Without wanting to dwell too much on Roger Kimball’s response to the war in Georgia, his new post concerning the candidates’ reactions prompted two reactions.  When I saw the headline, “The crisis in Georgia, 9/11, and the lessons of gratitude,” a strange thought flashed through my mind: “Maybe he’ll thank Putin for the help he provided us after 9/11!”  The more elaborate version of that momentary thought would go something like this: “Kimball’s a fair-minded guy.  He’s going to remind everyone that the first government to lend unequivocal support to the U.S. after 9/11 was the Russian government, and that Russia’s assistance and cooperation helped make the initial, overwhelmingly successful stages of the war in Afghanistan possible.  Maybe he’ll even work in a reference to Solzhenitsyn’s last published interview in which the great man talked about a missed opportunity in forging better U.S.-Russian relations.  I bet Kimball is going to temper all of his overheated rhetoric about Moscow reassembling the Soviet empire and remember that Russia was one of our strongest allies in the wake of the attacks.” 

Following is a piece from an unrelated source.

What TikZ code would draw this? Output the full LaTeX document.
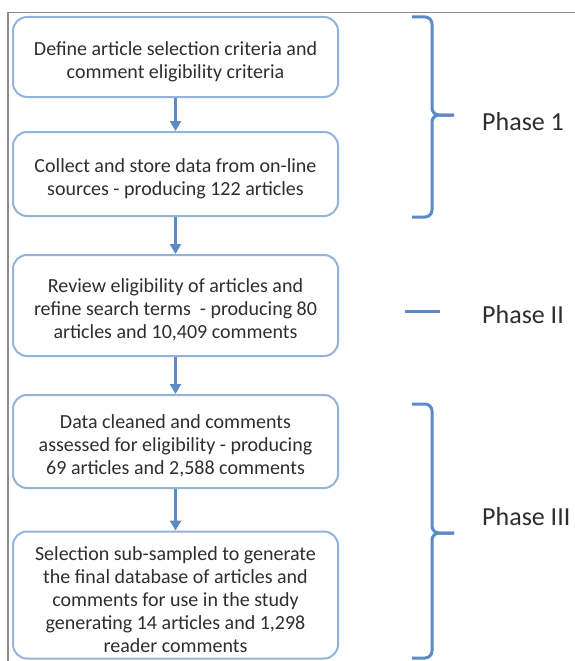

From there he might have gone on to argue that the truly tragic thing about this unnecessary war is that both nations could be valuable U.S. allies, and that through a series of mistakes our ties to Georgia became one of the causes of the deterioration in previously decent U.S.-Russian relations.  Kimball could then have said that it makes no sense to perpetuate Cold War attitudes towards Russia in a post-9/11 world when a strong Washington-Moscow relationship is more vital than ever.  No such luck.  The post wasn’t about that at all.

Instead, Kimball offered these observations towards the end of the post:

On 9/11 we were grateful to have a leader who could distinguish between friends and enemies and who was not so crippled by moral relativism that he believed that victims should be equated with their victimizers. In 2008, we have a choice between 1) a man who knows evil and repudiates it and 2) a man who believes that there is “fault on both sides” and that discredited “progressive” institutions like the United Nations are better equipped to deal with disputes among sovereign nations than the nations themselves.

Which would you choose?

If I have only those choices and #2 is supposed to be Obama, then I would choose Obama.  No question about it.  It’s not even close.  You have to wonder how Kimball thinks wars between sovereign nations will be resolved if international institutions are rejected entirely and one of the belligerents is much weaker than the other.  It won’t work out well for the small country.  That much is certain.  In any case, after the last nearly seven years since 9/11, we have seen how the instinct that served Bush reasonably well in responding to terrorist attacks have been one of his most ruinous flaws in handling foreign policy questions, because he has consistently looked at conflicts and threats simply in terms of whether or not such-and-such a regime is to one degree or another evil.  I agree that McCain is very much like Bush in his aversion to complexity and hostility to the idea that both sides in a conflict usually do bear some share of the blame.  In this view, one side serves the forces of darkness and the other is simply resisting evil.  This view also contributes to the dehumanization and denigration of everyone on the side that is deemed reprobate, and it excuses injustices committed against that side because they are supposed to embody evil.   

But let’s think a little more about how Kimball is framing this.  By likening McCain’s Georgia response to Bush’s response to 9/11, Kimball is implying that Russian retaliation in response to an escalation of violence is morally equivalent to the terrorist attacks on 9/11 (i.e., both are evil).  That would mean that Kimball thinks that the military of an internationally recognized government engaged in a retaliatory operation in defense of a proxy is doing something very similar to what Atta and the other hijackers did.  This sort of equivalence will accomplish only one thing, which is unintentionally to legitimize the terrorists and blur the lines between legitimate and illegitimate uses of force.  Indeed, this is the logic employed by the very relativists Kimball attacks, since they also tend to blur these lines.

Even though Saakashvili escalated the violence and bears a large share of responsibility for the deaths that have followed, McCain evidently did not see that evil and did not repudiate it, which gets at the heart of how surprisingly flexible this gnostic approach to foreign affairs can be.  There is certainly no foolish consistency for the morally clear.  This moral clarity, so called, is the ability to see the crimes and villainy of people whom you already regard as villains, while being largely blind to one’s own flaws and those of one’s allies.  It also seems to involve a healthy dose of ingratitude towards those governments that have lent support and aid to ours in times of crisis, provided that those with “moral clarity” have decided that a given government is malevolent.